The Moral and Existential Stakes of Disbelief

  • Man's Search for Meaning — Viktor Frankl
    A powerful account of meaning as something discovered and constructed under conditions of extreme suffering, without reliance on illusion.
  • The Myth of Sisyphus — Albert Camus
    A clear-eyed confrontation with absurdity that refuses both nihilism and false hope, insisting instead on lucid endurance.

Science as a Source of Wonder

  • Cosmos: A Spacetime Odyssey
    A foundational example of how scientific understanding can deepen, rather than diminish, awe.
  • Pale Blue Dot — Carl Sagan
    A meditation on scale, humility, and responsibility in a universe that offers no guarantees.
  • A Brief History of Time — Stephen Hawking
    A reminder that confronting the deepest structures of reality can be an act of reverence without worship.

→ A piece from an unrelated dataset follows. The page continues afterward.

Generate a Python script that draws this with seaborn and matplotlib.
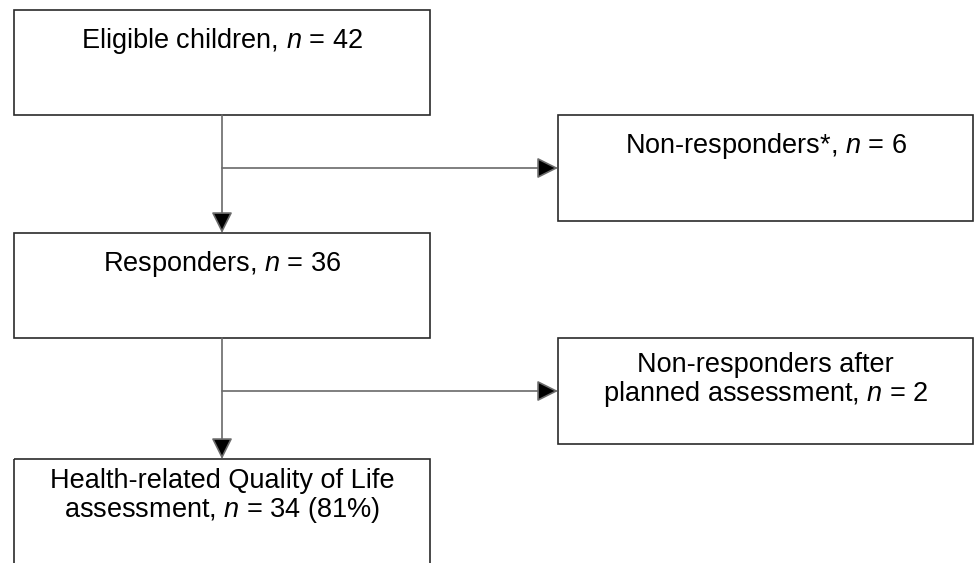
import seaborn as sns
import matplotlib.pyplot as plt
from matplotlib.patches import Rectangle

# ---------- DATA ----------
stages = [
    ["Eligible children"],
    ["Non-responders*"],
    ["Responders"],
    ["Non-responders after", "planned assessment"],
    ["Health-related Quality of Life", "assessment"],
]
counts = [42, 6, 36, 2, 34]
suffixes = ["", "", "", "", " (81%)"]

# ---------- LAYOUT (pixels, y down) ----------
# box: left, top, right, bottom
boxes = [
    (14, 10, 430, 115),
    (558, 115, 973, 221),
    (14, 233, 430, 338),
    (558, 338, 973, 444),
    (14, 459, 430, 600),
]
# baseline of each text line
baselines = [[48], [153], [271], [372, 401], [488, 517]]

# ---------- STYLE ----------
sns.set_style("white")
plt.rcParams["font.family"] = ["Liberation Sans", "DejaVu Sans"]
plt.rcParams["mathtext.fontset"] = "custom"
plt.rcParams["mathtext.rm"] = "Liberation Sans"
plt.rcParams["mathtext.it"] = "Liberation Sans:italic"

fig = plt.figure(figsize=(9.74, 5.63), dpi=100)
ax = fig.add_axes([0, 0, 1, 1])
ax.set_xlim(0, 974)
ax.set_ylim(563, 0)
ax.axis("off")

box_color = "#2a2a2a"
line_color = "#6a6a6a"

# ---------- BOXES + TEXT ----------
for i, (l, t, r, b) in enumerate(boxes):
    ax.add_patch(Rectangle((l, t), r - l, b - t, fill=False,
                           edgecolor=box_color, lw=1.2))
    lines = list(stages[i])
    lines[-1] = lines[-1] + ", $n$ = " + str(counts[i]) + suffixes[i]
    cx = (l + r) / 2
    for txt, y in zip(lines, baselines[i]):
        ax.text(cx, y, txt, ha="center", va="baseline", fontsize=19.5,
                color="black")


# ---------- CONNECTORS ----------
def arrow(x0, y0, x1, y1):
    ax.annotate("", xy=(x1, y1), xytext=(x0, y0),
                arrowprops=dict(arrowstyle="-|>,head_length=1.0,head_width=0.5",
                                mutation_scale=13, shrinkA=0, shrinkB=0,
                                fc="black", ec=line_color, lw=1.2))


stem_x = 222
for src, down, side in [(0, 2, 1), (2, 4, 3)]:
    top = boxes[src][3]
    bottom = boxes[down][1]
    branch_y = (boxes[side][1] + boxes[side][3]) / 2
    arrow(stem_x, top, stem_x, bottom)
    arrow(stem_x, branch_y, boxes[side][0], branch_y)

fig.savefig("out.png", dpi=100, facecolor="white")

Meaning, Continuity, and Human Lineage

  • The Human Condition
    A profound exploration of action, responsibility, and continuity in a world without transcendent assurances.
  • The Brothers KaramazovFyodor Dostoevsky
    A searching examination of faith, doubt, moral responsibility, and suffering that takes unbelief seriously without trivializing belief.

Contemporary Reflections on Meaning Without Illusion

  • Life as No One Knows It — Sara Walker
    A scientific exploration of life, agency, and emergence that reframes meaning as something assembled through time and structure rather than bestowed.
  • The Beginning of Infinity — David Deutsch
    An argument for open-ended progress grounded in explanation, criticism, and the refusal of epistemic finality.

Closing Note on Lineage

These works do not agree with one another, nor should they. What unites them is a shared refusal to outsource meaning to authority, certainty, or consolation. They represent different attempts to answer the same enduring question:

How does one live honestly in a universe that offers no guarantees—yet still calls forth wonder, responsibility, and care?

This essay is my contribution to that ongoing conversation.